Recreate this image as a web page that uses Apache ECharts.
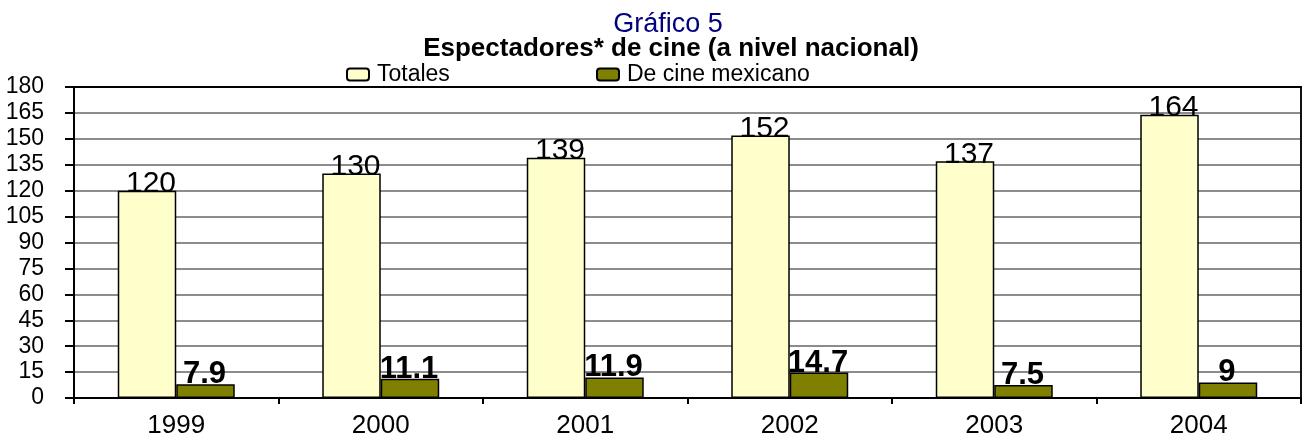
<!DOCTYPE html>
<html>
<head>
<meta charset="utf-8">
<script src="https://cdn.jsdelivr.net/npm/echarts@6/dist/echarts.min.js"></script>
<style>
  html, body { margin: 0; padding: 0; background: #fff; overflow: hidden; }
  #chart { width: 1309px; height: 444px; }
</style>
</head>
<body>
<div id="chart"></div>
<script>
// Años y espectadores (millones)
const years = ['1999', '2000', '2001', '2002', '2003', '2004'];
const totales = [120, 130, 139, 152, 137, 164];
const mexicano = [7.9, 11.1, 11.9, 14.7, 7.5, 9];
const seriesNames = ['Totales', 'De cine mexicano'];
const yTicks = { min: 0, max: 180, interval: 15 };

const FONT = '"Liberation Sans", Arial, sans-serif';

const chart = echarts.init(document.getElementById('chart'), null, { renderer: 'canvas' });

chart.setOption({
  backgroundColor: '#ffffff',
  animation: false,
  textStyle: { fontFamily: FONT, color: '#000' },
  title: [
    {
      text: 'Gráfico 5',
      left: 663, top: 6, textAlign: 'center',
      textStyle: { fontFamily: FONT, fontSize: 27, fontWeight: 'normal', color: '#000080' }
    },
    {
      text: 'Espectadores* de cine (a nivel nacional)',
      left: 666, top: 31, textAlign: 'center',
      textStyle: { fontFamily: FONT, fontSize: 26, fontWeight: 'bold', color: '#000' }
    }
  ],
  legend: [
    {
      data: [seriesNames[0]], left: 341, top: 58,
      itemWidth: 22, itemHeight: 12,
      textStyle: { fontFamily: FONT, fontSize: 23, color: '#000', padding: [0, 0, 0, 3] }
    },
    {
      data: [seriesNames[1]], left: 591, top: 58,
      itemWidth: 22, itemHeight: 12,
      textStyle: { fontFamily: FONT, fontSize: 23, color: '#000', padding: [0, 0, 0, 3] }
    }
  ],
  grid: {
    left: 74, right: 8, top: 87, bottom: 46,
    show: true, borderColor: '#111', borderWidth: 2, backgroundColor: '#ffffff'
  },
  xAxis: [
    {
      type: 'category',
      data: years,
      axisLine: { onZero: false, lineStyle: { color: '#000', width: 2 } },
      axisTick: { show: true, length: 6, lineStyle: { color: '#000', width: 2 } },
      axisLabel: { fontFamily: FONT, fontSize: 26, color: '#000', margin: 15 }
    },
    {
      // borde superior del área de trazado
      type: 'category', position: 'top', data: years,
      axisLine: { show: true, onZero: false, lineStyle: { color: '#000', width: 2 } },
      axisTick: { show: false }, axisLabel: { show: false }, splitLine: { show: false }
    }
  ],
  yAxis: [
    {
      type: 'value',
      min: yTicks.min, max: yTicks.max, interval: yTicks.interval,
      axisLine: { show: true, onZero: false, lineStyle: { color: '#000', width: 2 } },
      axisTick: { show: true, length: 9, lineStyle: { color: '#000', width: 2 } },
      axisLabel: { fontFamily: FONT, fontSize: 23, color: '#000', margin: 30, padding: [6, 0, 0, 0] },
      splitLine: { show: true, lineStyle: { color: '#8c8c8c', width: 2 } }
    },
    {
      // borde derecho del área de trazado
      type: 'value', position: 'right', alignTicks: false,
      min: yTicks.min, max: yTicks.max, interval: yTicks.interval,
      axisLine: { show: true, onZero: false, lineStyle: { color: '#111', width: 2 } },
      axisTick: { show: false }, axisLabel: { show: false }, splitLine: { show: false }
    }
  ],
  series: [
    {
      name: seriesNames[0],
      type: 'bar',
      data: totales,
      barWidth: '28.6%',
      barGap: '0%',
      itemStyle: { color: '#FFFFCC', borderColor: '#000', borderWidth: 1.5 },
      label: {
        show: true, position: 'top', distance: 0, offset: [4, 8],
        fontFamily: FONT, fontSize: 30, color: '#000'
      }
    },
    {
      name: seriesNames[1],
      type: 'bar',
      data: mexicano,
      barWidth: '28.6%',
      itemStyle: { color: '#808000', borderColor: '#000', borderWidth: 1.5 },
      label: {
        show: true, position: 'top', distance: 0, offset: [-1, 6],
        fontFamily: FONT, fontSize: 31, fontWeight: 'bold', color: '#000'
      }
    }
  ]
});
</script>
</body>
</html>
-.-.-
Give every line above again exactly, with no pictures.

Recreate this image as a web page that uses Apache ECharts.
<!DOCTYPE html>
<html>
<head>
<meta charset="utf-8">
<script src="https://cdn.jsdelivr.net/npm/echarts@6/dist/echarts.min.js"></script>
<style>
  html, body { margin: 0; padding: 0; background: #fff; overflow: hidden; }
  #chart { width: 1309px; height: 444px; }
</style>
</head>
<body>
<div id="chart"></div>
<script>
// Años y espectadores (millones)
const years = ['1999', '2000', '2001', '2002', '2003', '2004'];
const totales = [120, 130, 139, 152, 137, 164];
const mexicano = [7.9, 11.1, 11.9, 14.7, 7.5, 9];
const seriesNames = ['Totales', 'De cine mexicano'];
const yTicks = { min: 0, max: 180, interval: 15 };

const FONT = '"Liberation Sans", Arial, sans-serif';

const chart = echarts.init(document.getElementById('chart'), null, { renderer: 'canvas' });

chart.setOption({
  backgroundColor: '#ffffff',
  animation: false,
  textStyle: { fontFamily: FONT, color: '#000' },
  title: [
    {
      text: 'Gráfico 5',
      left: 663, top: 6, textAlign: 'center',
      textStyle: { fontFamily: FONT, fontSize: 27, fontWeight: 'normal', color: '#000080' }
    },
    {
      text: 'Espectadores* de cine (a nivel nacional)',
      left: 666, top: 31, textAlign: 'center',
      textStyle: { fontFamily: FONT, fontSize: 26, fontWeight: 'bold', color: '#000' }
    }
  ],
  legend: [
    {
      data: [seriesNames[0]], left: 341, top: 58,
      itemWidth: 22, itemHeight: 12,
      textStyle: { fontFamily: FONT, fontSize: 23, color: '#000', padding: [0, 0, 0, 3] }
    },
    {
      data: [seriesNames[1]], left: 591, top: 58,
      itemWidth: 22, itemHeight: 12,
      textStyle: { fontFamily: FONT, fontSize: 23, color: '#000', padding: [0, 0, 0, 3] }
    }
  ],
  grid: {
    left: 74, right: 8, top: 87, bottom: 46,
    show: true, borderColor: '#111', borderWidth: 2, backgroundColor: '#ffffff'
  },
  xAxis: [
    {
      type: 'category',
      data: years,
      axisLine: { onZero: false, lineStyle: { color: '#000', width: 2 } },
      axisTick: { show: true, length: 6, lineStyle: { color: '#000', width: 2 } },
      axisLabel: { fontFamily: FONT, fontSize: 26, color: '#000', margin: 15 }
    },
    {
      // borde superior del área de trazado
      type: 'category', position: 'top', data: years,
      axisLine: { show: true, onZero: false, lineStyle: { color: '#000', width: 2 } },
      axisTick: { show: false }, axisLabel: { show: false }, splitLine: { show: false }
    }
  ],
  yAxis: [
    {
      type: 'value',
      min: yTicks.min, max: yTicks.max, interval: yTicks.interval,
      axisLine: { show: true, onZero: false, lineStyle: { color: '#000', width: 2 } },
      axisTick: { show: true, length: 9, lineStyle: { color: '#000', width: 2 } },
      axisLabel: { fontFamily: FONT, fontSize: 23, color: '#000', margin: 30, padding: [6, 0, 0, 0] },
      splitLine: { show: true, lineStyle: { color: '#8c8c8c', width: 2 } }
    },
    {
      // borde derecho del área de trazado
      type: 'value', position: 'right', alignTicks: false,
      min: yTicks.min, max: yTicks.max, interval: yTicks.interval,
      axisLine: { show: true, onZero: false, lineStyle: { color: '#111', width: 2 } },
      axisTick: { show: false }, axisLabel: { show: false }, splitLine: { show: false }
    }
  ],
  series: [
    {
      name: seriesNames[0],
      type: 'bar',
      data: totales,
      barWidth: '28.6%',
      barGap: '0%',
      itemStyle: { color: '#FFFFCC', borderColor: '#000', borderWidth: 1.5 },
      label: {
        show: true, position: 'top', distance: 0, offset: [4, 8],
        fontFamily: FONT, fontSize: 30, color: '#000'
      }
    },
    {
      name: seriesNames[1],
      type: 'bar',
      data: mexicano,
      barWidth: '28.6%',
      itemStyle: { color: '#808000', borderColor: '#000', borderWidth: 1.5 },
      label: {
        show: true, position: 'top', distance: 0, offset: [-1, 6],
        fontFamily: FONT, fontSize: 31, fontWeight: 'bold', color: '#000'
      }
    }
  ]
});
</script>
</body>
</html>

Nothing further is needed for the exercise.